Con la tragedia como disparador, la película Hace mucho que te quiero, de Philippe Claudel, explora el vínculo de dos hermanas que eligen volver a conocerse a pesar de todo.
› Por Guadalupe Treibel
Sin repetir y sin soplar, dicen que Juliette ha hecho algo terrible y después de 15 años en prisión tiene que enfrentar un afuera de reinserción social complicado. Negada por padre y madre, es su hermana menor, casada con hijas, la que da un paso al frente y acompaña su segunda vida. No juzga, no pregunta, pero el recuerdo entre ambas tampoco alcanza. De a poco, a cuentagotas y con información bien graduada, el film francés Hace mucho que te quiero las irá juntando desde la cotidianidad, con momentos que oscilan entre el thriller y el melodrama. Sin golpes bajos, afortunadamente.
Porque algo es seguro: la exploración del imaginario familiar y los vínculos están a la orden del día. Y el eje del multipremiado film (Bafta, European Film Awards, Festival de Berlín, entre otros) está puesto en esa dinámica de hermanas negadas: Juliette y Léa. Desde la obligación, el recuerdo, el cariño más sincero y los reproches minimizados, Kristin Scott Thomas (Cuatro bodas y un funeral, El señor de los caballos) y Elsa Zylberstein desnudan los miedos y consideraciones de una década y media sin (re)conocerse. Una, desde el encierro forzado. La otra, desde la casa paterna y materna que eligió suprimir al miembro deshonroso de su historia personal. Pero hay calor entre las dos y esa fuerza es —casi— una luz verde al final del túnel.
En palabras del director: “La película trata de la fuerza de las mujeres, de su capacidad de irradiar, reconstruirse, renacer. Es una historia sobre todos nuestros secretos y aislamientos. Todos nuestros aislamientos”.
Desde esa premisa y a partir de los dires y diretes, la casi fantasmal Juliette de Scott Thomas muta, cambia de pieles y sombras y esa transformación será un doble logro: del realizador Philippe Claudel que —en su primer trabajo— sabe dónde poner el foco y guiar la emoción y de una actriz capaz de construir un personaje que, a simple vista, tiene varias capas.

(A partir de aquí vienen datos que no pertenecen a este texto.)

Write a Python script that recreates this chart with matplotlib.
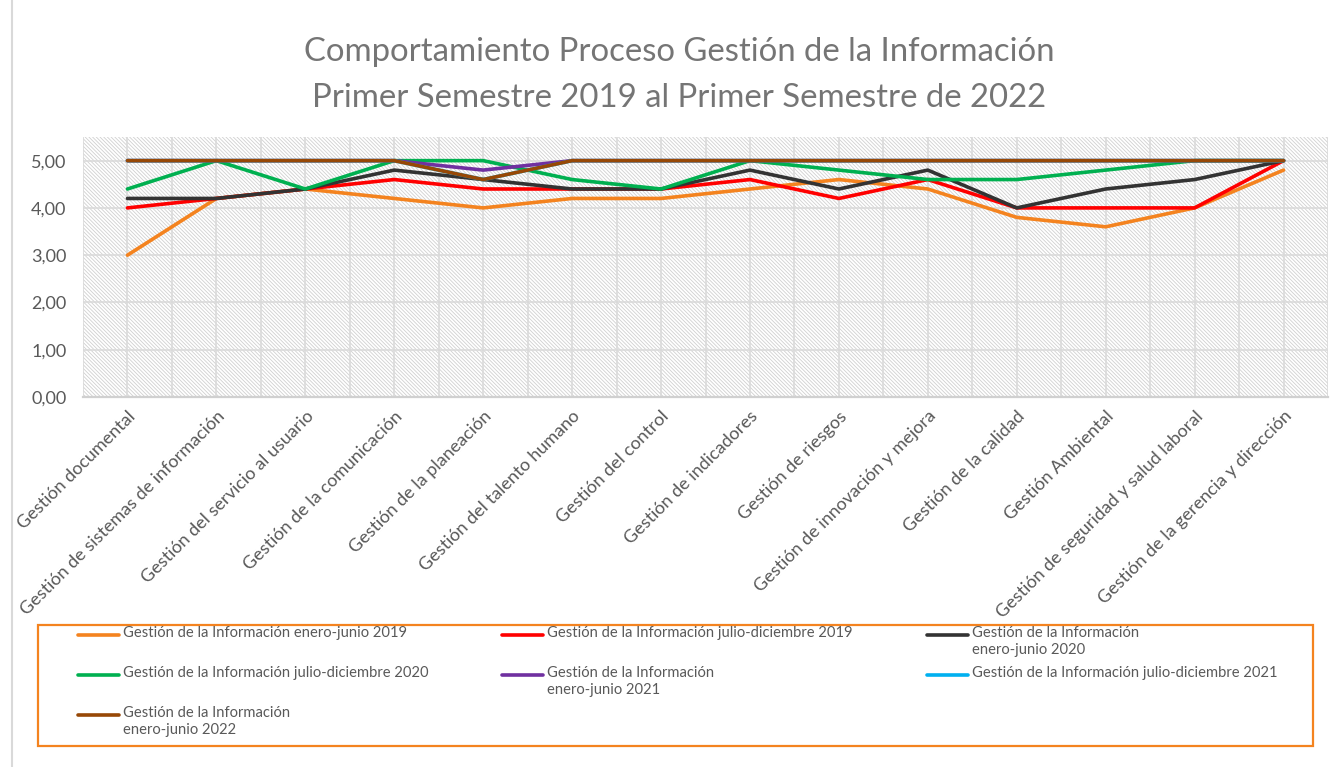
import numpy as np
import matplotlib.pyplot as plt
from matplotlib.lines import Line2D
from matplotlib.patches import Rectangle
from matplotlib.ticker import FuncFormatter

plt.rcParams['font.family'] = ['Lato', 'DejaVu Sans']
plt.rcParams['hatch.linewidth'] = 0.6
plt.rcParams['hatch.color'] = '#D0D0D0'

categories = [
    'Gestión documental',
    'Gestión de sistemas de información',
    'Gestión del servicio al usuario',
    'Gestión de la comunicación',
    'Gestión de la planeación',
    'Gestión del talento humano',
    'Gestión del control',
    'Gestión de indicadores',
    'Gestión de riesgos',
    'Gestión de innovación y mejora',
    'Gestión de la calidad',
    'Gestión Ambiental',
    'Gestión de seguridad y salud laboral',
    'Gestión de la gerencia y dirección',
]

ene_jun_2019 = [3.0, 4.2, 4.4, 4.2, 4.0, 4.2, 4.2, 4.4, 4.6, 4.4, 3.8, 3.6, 4.0, 4.8]
jul_dic_2019 = [4.0, 4.2, 4.4, 4.6, 4.4, 4.4, 4.4, 4.6, 4.2, 4.6, 4.0, 4.0, 4.0, 5.0]
ene_jun_2020 = [4.2, 4.2, 4.4, 4.8, 4.6, 4.4, 4.4, 4.8, 4.4, 4.8, 4.0, 4.4, 4.6, 5.0]
jul_dic_2020 = [4.4, 5.0, 4.4, 5.0, 5.0, 4.6, 4.4, 5.0, 4.8, 4.6, 4.6, 4.8, 5.0, 5.0]
ene_jun_2021 = [5.0, 5.0, 5.0, 5.0, 4.8, 5.0, 5.0, 5.0, 5.0, 5.0, 5.0, 5.0, 5.0, 5.0]
jul_dic_2021 = [5.0, 5.0, 5.0, 5.0, 4.6, 5.0, 5.0, 5.0, 5.0, 5.0, 5.0, 5.0, 5.0, 5.0]
ene_jun_2022 = [5.0, 5.0, 5.0, 5.0, 4.6, 5.0, 5.0, 5.0, 5.0, 5.0, 5.0, 5.0, 5.0, 5.0]

series = [
    ('Gestión de la Información enero-junio 2019', ene_jun_2019, '#F4831F'),
    ('Gestión de la Información julio-diciembre 2019', jul_dic_2019, '#FF0000'),
    ('Gestión de la Información\nenero-junio 2020', ene_jun_2020, '#333333'),
    ('Gestión de la Información julio-diciembre 2020', jul_dic_2020, '#00B050'),
    ('Gestión de la Información\nenero-junio 2021', ene_jun_2021, '#7030A0'),
    ('Gestión de la Información julio-diciembre 2021', jul_dic_2021, '#00B0F0'),
    ('Gestión de la Información\nenero-junio 2022', ene_jun_2022, '#974806'),
]

W, H = 1333, 767
fig = plt.figure(figsize=(W / 100, H / 100), dpi=100)
ax = fig.add_axes([83 / W, 1 - 397 / H, (1328 - 83) / W, (397 - 137) / H])

# hatched plot area
ax.add_patch(Rectangle((0, 0), 1, 1, transform=ax.transAxes, facecolor='white',
                       edgecolor='#D0D0D0', hatch='\\' * 9, linewidth=0, zorder=0))

x = np.arange(len(categories))
for label, vals, color in series:
    ax.plot(x, vals, color=color, linewidth=2.6, solid_capstyle='round', zorder=3)

ax.set_xlim(-0.5, len(categories) - 0.5)
ax.set_ylim(0, 5.5)
ax.set_yticks(np.arange(0, 6, 1))
ax.yaxis.set_major_formatter(FuncFormatter(lambda v, p: f'{v:.2f}'.replace('.', ',')))
ax.set_xticks(x)
ax.set_xticks(np.arange(-0.5, len(categories), 1), minor=True)
ax.set_xticklabels(categories, rotation=45, ha='right', va='top', rotation_mode='anchor')

ax.grid(True, which='both', axis='x', color='#DADADA', linewidth=1.2, zorder=1)
ax.grid(True, which='major', axis='y', color='#DADADA', linewidth=1.2, zorder=1)
ax.set_axisbelow(True)
ax.tick_params(which='both', length=0)
ax.tick_params(axis='y', labelsize=13, labelcolor='#595959', pad=12)
ax.tick_params(axis='x', labelsize=13, labelcolor='#595959', pad=8)
for s in ['top', 'right', 'left']:
    ax.spines[s].set_visible(False)
ax.spines['bottom'].set_color('#D0D0D0')
ax.spines['bottom'].set_linewidth(1.6)

fig.text(679 / W, 1 - 52 / H, 'Comportamiento Proceso Gestión de la Información',
         ha='center', va='center', fontsize=23.7, color='#757575')
fig.text(679 / W, 1 - 98 / H, 'Primer Semestre 2019 al Primer Semestre de 2022',
         ha='center', va='center', fontsize=23.7, color='#757575')

# left chart border
fig.add_artist(Line2D([12 / W, 12 / W], [0, 1], color='#D9D9D9', linewidth=1.5))

# legend box, rows filled left to right as in the original
fig.add_artist(Rectangle((38 / W, 1 - 746 / H), (1313 - 38) / W, (746 - 625) / H,
                         transform=fig.transFigure, fill=False,
                         edgecolor='#F4831F', linewidth=1.6))
col_x = [78, 502, 927]
row_y = [635, 675, 715]
for i, (label, vals, color) in enumerate(series):
    cx = col_x[i % 3]
    cy = row_y[i // 3]
    fig.add_artist(Line2D([cx / W, (cx + 41) / W], [1 - cy / H, 1 - cy / H],
                          color=color, linewidth=2.6, solid_capstyle='round'))
    fig.text((cx + 45) / W, 1 - (cy - 9) / H, label, ha='left', va='top',
             fontsize=10.6, color='#595959', linespacing=1.3)

fig.savefig('out.png', dpi=100)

La última, más dura y curtida, después de 15 años de cárcel; y la anterior, latente y silenciosa, con un pasado que se manifiesta en la mirada, en una bocanada de humo, en una pose de bar.
A la (autocondenada) mujer de rostro fatalmente desnudo (y justamente por eso, bello, cargado de interés) acompaña lo que la propia Léa define en los primeros minutos de Hace mucho que te quiero como “la familia Benetton”: un abuelo polaco mudo que sólo lee y sonríe amistosamente, dos nenas vietnamitas adoptadas (la mayor, de 8 años, con momentos destacables, como su cementerio de muñecas, y preguntas bien afiladas), el marido reacio y un grupito de amigos que saben hasta dónde se les permite. Porque a lo largo de los 115 minutos de cinta, Claudel elige dosificar la información al punto de doblar el argumento y generar una incertidumbre donde se manifiesta la naturaleza del espectador. Es inevitable preguntarse la causa del crimen (¿por qué Juliette mató a...?), los motivos, el nivel de crueldad (o no) que una persona puede alcanzar.
Por eso, hacia el final habrá quien sienta que el imaginario fue falseado. El desenlace pone paños fríos a la trama y posibilita una relectura sobre la historia toda. ¿Es necesario salvar al personaje hermética y preciosamente compuesto por Kristin Scott Thomas? Quizá no, pero da respiro al que mira. El que alcanza el salvavidas es el espectador, que puede dormir tranquilo sabiendo que el horror —esta vez— no llegó a la pantalla. Sí llegó un drama bien contado que ayuda a pensar(se) sin juzgar. Con eso alcanza, aunque no sobre.